§ DATASET RECORDS
>> Begin

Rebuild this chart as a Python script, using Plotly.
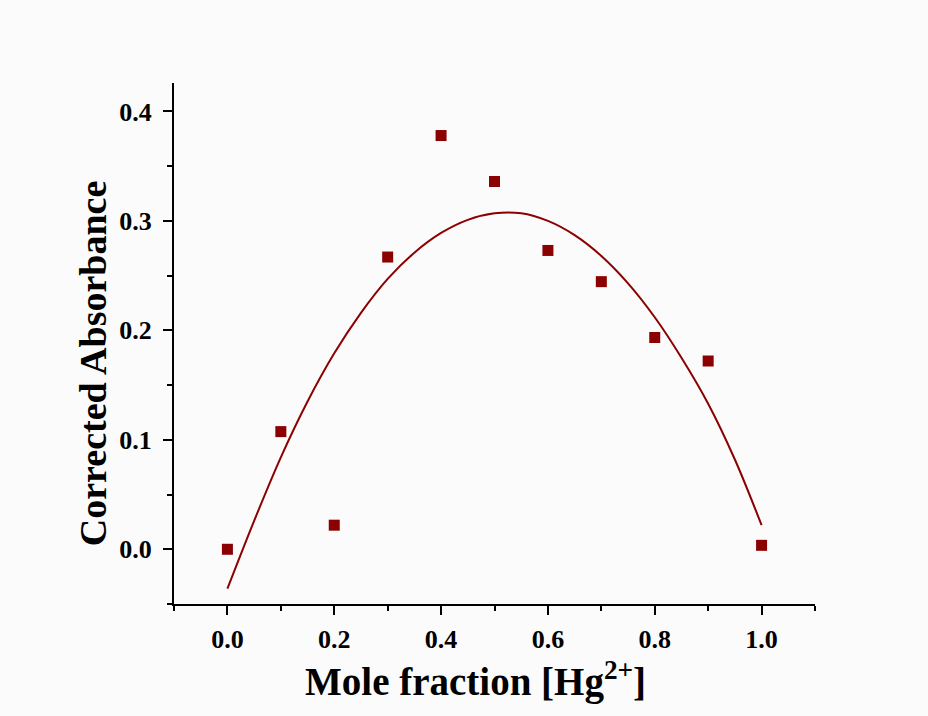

>> End
>> Begin

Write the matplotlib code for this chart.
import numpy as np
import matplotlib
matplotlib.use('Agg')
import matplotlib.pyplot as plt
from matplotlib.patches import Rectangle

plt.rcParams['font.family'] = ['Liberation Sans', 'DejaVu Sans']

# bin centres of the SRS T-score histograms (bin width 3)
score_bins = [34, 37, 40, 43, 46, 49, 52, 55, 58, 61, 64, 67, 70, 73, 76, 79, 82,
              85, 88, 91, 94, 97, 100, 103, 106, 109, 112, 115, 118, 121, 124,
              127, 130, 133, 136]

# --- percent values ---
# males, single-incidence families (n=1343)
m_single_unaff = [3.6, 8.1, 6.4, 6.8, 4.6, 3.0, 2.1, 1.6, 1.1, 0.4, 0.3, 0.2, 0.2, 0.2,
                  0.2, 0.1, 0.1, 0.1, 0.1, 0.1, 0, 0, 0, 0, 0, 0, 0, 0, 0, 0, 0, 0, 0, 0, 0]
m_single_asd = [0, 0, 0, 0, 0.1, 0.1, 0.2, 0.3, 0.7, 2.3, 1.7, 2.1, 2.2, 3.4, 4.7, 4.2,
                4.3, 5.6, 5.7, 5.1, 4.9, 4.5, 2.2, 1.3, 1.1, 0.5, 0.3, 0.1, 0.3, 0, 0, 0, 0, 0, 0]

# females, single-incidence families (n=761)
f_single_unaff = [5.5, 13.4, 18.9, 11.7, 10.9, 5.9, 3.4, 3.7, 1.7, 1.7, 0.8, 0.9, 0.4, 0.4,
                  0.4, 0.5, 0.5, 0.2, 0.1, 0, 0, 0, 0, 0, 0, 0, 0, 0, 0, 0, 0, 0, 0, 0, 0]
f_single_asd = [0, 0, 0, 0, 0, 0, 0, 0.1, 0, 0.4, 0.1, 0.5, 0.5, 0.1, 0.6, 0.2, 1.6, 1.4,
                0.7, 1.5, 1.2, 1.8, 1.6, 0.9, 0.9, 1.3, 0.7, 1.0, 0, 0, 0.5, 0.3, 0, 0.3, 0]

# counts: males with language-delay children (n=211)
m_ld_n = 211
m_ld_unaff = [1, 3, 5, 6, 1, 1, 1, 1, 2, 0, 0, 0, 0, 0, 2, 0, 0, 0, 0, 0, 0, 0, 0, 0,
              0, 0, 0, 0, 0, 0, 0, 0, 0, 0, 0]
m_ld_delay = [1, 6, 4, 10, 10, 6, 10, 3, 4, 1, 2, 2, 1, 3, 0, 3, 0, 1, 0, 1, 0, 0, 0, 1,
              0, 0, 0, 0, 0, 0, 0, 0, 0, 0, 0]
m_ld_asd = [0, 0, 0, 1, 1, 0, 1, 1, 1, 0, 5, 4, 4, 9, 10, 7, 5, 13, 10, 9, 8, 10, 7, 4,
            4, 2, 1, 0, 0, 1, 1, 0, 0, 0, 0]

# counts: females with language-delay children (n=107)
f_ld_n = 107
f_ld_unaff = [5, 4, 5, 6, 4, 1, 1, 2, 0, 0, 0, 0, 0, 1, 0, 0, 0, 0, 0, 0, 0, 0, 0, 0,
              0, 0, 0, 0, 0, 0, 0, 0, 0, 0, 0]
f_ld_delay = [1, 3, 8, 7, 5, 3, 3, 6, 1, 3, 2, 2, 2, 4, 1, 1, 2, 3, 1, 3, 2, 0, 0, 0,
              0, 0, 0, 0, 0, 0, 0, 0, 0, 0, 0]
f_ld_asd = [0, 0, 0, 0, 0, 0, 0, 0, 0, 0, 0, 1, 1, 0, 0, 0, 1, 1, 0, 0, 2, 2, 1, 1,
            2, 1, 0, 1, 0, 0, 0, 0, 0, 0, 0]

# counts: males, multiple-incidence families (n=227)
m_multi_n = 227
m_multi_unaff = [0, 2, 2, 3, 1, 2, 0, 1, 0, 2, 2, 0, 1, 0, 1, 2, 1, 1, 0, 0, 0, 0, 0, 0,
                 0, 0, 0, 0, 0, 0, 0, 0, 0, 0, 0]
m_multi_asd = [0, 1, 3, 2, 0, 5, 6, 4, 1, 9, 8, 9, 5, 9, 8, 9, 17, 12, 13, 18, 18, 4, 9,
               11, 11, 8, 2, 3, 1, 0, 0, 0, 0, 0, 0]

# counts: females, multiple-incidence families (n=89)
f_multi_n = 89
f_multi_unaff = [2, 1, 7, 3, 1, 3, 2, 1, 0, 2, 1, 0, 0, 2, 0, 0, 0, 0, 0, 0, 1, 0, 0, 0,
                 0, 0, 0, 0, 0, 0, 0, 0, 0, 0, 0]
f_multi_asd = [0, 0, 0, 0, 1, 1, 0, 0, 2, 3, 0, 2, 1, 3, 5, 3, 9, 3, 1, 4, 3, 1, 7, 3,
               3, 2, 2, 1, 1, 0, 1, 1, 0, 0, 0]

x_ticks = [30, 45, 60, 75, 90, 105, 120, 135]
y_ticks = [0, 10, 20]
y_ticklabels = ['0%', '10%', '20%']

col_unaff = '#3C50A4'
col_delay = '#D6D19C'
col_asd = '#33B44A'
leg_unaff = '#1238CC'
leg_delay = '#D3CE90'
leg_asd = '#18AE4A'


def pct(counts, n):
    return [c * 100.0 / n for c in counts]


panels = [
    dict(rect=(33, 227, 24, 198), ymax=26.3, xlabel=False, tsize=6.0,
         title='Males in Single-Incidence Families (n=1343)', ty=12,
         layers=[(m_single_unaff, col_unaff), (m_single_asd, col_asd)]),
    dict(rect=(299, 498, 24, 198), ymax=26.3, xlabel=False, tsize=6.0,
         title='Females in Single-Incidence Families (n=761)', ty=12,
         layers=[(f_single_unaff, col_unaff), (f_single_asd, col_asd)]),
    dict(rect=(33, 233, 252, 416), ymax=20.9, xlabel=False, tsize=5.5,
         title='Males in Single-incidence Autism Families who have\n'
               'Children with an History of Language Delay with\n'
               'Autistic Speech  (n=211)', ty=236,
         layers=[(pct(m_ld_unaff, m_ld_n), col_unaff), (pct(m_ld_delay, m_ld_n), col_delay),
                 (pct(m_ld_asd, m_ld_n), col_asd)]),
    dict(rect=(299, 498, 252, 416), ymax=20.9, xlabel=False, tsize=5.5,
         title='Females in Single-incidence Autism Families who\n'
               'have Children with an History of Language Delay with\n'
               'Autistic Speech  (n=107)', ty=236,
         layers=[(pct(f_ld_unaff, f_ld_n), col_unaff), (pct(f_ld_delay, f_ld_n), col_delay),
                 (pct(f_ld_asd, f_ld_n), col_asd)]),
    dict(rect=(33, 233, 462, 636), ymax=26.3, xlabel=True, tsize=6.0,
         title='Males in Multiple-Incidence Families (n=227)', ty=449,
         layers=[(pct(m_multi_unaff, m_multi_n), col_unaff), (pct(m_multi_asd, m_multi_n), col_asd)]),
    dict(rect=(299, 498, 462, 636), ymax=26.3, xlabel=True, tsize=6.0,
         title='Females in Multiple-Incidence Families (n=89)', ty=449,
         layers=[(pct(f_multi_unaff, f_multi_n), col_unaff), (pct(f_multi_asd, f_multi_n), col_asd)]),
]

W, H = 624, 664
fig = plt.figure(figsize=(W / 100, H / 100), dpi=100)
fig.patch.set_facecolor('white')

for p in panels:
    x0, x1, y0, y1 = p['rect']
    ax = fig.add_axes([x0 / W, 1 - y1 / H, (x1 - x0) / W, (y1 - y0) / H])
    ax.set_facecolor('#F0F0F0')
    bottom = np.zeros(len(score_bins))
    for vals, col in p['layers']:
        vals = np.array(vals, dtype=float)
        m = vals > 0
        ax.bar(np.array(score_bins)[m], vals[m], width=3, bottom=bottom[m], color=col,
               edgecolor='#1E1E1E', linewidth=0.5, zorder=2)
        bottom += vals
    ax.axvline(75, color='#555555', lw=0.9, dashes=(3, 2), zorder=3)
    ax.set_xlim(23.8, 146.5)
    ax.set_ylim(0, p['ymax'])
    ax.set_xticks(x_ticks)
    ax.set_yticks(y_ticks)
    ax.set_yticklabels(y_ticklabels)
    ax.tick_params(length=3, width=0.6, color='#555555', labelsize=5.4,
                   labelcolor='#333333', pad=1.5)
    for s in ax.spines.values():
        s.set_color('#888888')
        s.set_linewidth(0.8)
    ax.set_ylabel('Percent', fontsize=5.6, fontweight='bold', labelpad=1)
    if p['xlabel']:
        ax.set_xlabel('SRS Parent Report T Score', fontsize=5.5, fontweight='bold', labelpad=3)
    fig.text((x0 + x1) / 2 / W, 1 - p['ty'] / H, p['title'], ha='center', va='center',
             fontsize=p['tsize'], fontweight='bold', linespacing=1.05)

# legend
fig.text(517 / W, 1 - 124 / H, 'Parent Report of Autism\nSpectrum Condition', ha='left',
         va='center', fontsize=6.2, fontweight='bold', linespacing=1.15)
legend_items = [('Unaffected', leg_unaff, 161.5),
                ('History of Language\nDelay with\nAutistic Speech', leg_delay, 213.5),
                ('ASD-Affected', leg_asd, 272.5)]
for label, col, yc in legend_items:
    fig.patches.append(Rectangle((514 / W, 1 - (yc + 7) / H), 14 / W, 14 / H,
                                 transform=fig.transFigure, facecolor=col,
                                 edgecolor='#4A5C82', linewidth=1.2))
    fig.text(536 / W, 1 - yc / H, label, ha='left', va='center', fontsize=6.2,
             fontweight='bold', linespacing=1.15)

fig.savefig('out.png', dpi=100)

>> End
>> Begin

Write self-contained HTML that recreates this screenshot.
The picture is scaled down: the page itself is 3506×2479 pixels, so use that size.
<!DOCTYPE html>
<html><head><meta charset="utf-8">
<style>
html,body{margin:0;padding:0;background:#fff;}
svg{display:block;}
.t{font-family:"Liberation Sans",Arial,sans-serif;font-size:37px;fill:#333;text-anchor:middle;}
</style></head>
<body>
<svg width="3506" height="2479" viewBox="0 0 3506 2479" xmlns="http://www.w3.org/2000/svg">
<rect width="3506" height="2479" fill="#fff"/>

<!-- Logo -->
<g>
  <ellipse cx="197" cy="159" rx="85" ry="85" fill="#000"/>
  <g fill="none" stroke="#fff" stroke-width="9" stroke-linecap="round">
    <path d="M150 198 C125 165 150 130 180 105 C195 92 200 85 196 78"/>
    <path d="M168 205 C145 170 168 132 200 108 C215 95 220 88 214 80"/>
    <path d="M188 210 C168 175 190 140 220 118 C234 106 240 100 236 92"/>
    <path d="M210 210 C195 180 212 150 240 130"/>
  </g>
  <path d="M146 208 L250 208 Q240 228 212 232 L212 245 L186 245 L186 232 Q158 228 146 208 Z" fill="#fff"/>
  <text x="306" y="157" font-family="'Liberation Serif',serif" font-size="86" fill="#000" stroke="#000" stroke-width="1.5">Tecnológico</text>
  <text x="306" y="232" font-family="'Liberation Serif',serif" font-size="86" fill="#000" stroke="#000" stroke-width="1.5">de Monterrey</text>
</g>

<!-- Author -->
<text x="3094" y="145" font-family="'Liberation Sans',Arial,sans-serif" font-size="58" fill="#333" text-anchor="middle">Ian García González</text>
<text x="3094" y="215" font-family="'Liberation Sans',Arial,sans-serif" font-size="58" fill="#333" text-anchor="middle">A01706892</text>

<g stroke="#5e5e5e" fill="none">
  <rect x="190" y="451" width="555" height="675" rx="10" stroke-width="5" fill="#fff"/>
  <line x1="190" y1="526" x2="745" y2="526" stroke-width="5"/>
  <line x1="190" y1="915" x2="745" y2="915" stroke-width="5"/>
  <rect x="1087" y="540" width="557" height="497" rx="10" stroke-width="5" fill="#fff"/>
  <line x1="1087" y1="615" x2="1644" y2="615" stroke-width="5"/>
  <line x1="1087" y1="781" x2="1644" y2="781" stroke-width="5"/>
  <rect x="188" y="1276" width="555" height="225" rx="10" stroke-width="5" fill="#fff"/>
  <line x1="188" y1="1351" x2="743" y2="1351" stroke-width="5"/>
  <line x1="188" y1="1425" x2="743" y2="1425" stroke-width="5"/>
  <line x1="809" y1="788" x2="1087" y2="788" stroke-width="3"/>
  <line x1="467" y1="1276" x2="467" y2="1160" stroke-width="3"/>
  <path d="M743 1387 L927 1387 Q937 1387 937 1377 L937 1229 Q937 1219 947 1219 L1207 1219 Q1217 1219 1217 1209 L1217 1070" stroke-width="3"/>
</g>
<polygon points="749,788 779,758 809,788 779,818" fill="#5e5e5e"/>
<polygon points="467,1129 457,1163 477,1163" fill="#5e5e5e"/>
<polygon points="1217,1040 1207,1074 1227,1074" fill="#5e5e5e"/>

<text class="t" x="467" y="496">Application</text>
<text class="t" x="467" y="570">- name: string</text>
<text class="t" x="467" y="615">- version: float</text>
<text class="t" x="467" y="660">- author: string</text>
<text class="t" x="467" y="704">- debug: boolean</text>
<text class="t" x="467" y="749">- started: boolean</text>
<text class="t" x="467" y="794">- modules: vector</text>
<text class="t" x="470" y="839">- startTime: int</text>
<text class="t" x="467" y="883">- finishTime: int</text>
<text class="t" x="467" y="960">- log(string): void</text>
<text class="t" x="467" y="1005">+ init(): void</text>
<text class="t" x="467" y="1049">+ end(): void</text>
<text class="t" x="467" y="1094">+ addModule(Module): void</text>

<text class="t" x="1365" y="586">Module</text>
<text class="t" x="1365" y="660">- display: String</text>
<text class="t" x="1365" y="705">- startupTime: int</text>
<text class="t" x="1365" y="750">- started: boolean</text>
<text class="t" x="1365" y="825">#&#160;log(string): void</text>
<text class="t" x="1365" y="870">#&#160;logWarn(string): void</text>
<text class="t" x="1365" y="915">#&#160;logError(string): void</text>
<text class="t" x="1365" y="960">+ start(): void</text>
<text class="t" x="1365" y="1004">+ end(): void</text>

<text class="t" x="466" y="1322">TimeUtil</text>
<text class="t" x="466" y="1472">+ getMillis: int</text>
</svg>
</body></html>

>> End

§ REQUIRED TASK
Copy out precisely the lines that begin at the line containing "Write the matplotlib code for this chart." and end at the line containing "plt.rcParams['font.family'] = ['Liberation", including both; write nothing else.

§ FULL ANSWER
Write the matplotlib code for this chart.
import numpy as np
import matplotlib
matplotlib.use('Agg')
import matplotlib.pyplot as plt
from matplotlib.patches import Rectangle

plt.rcParams['font.family'] = ['Liberation Sans', 'DejaVu Sans']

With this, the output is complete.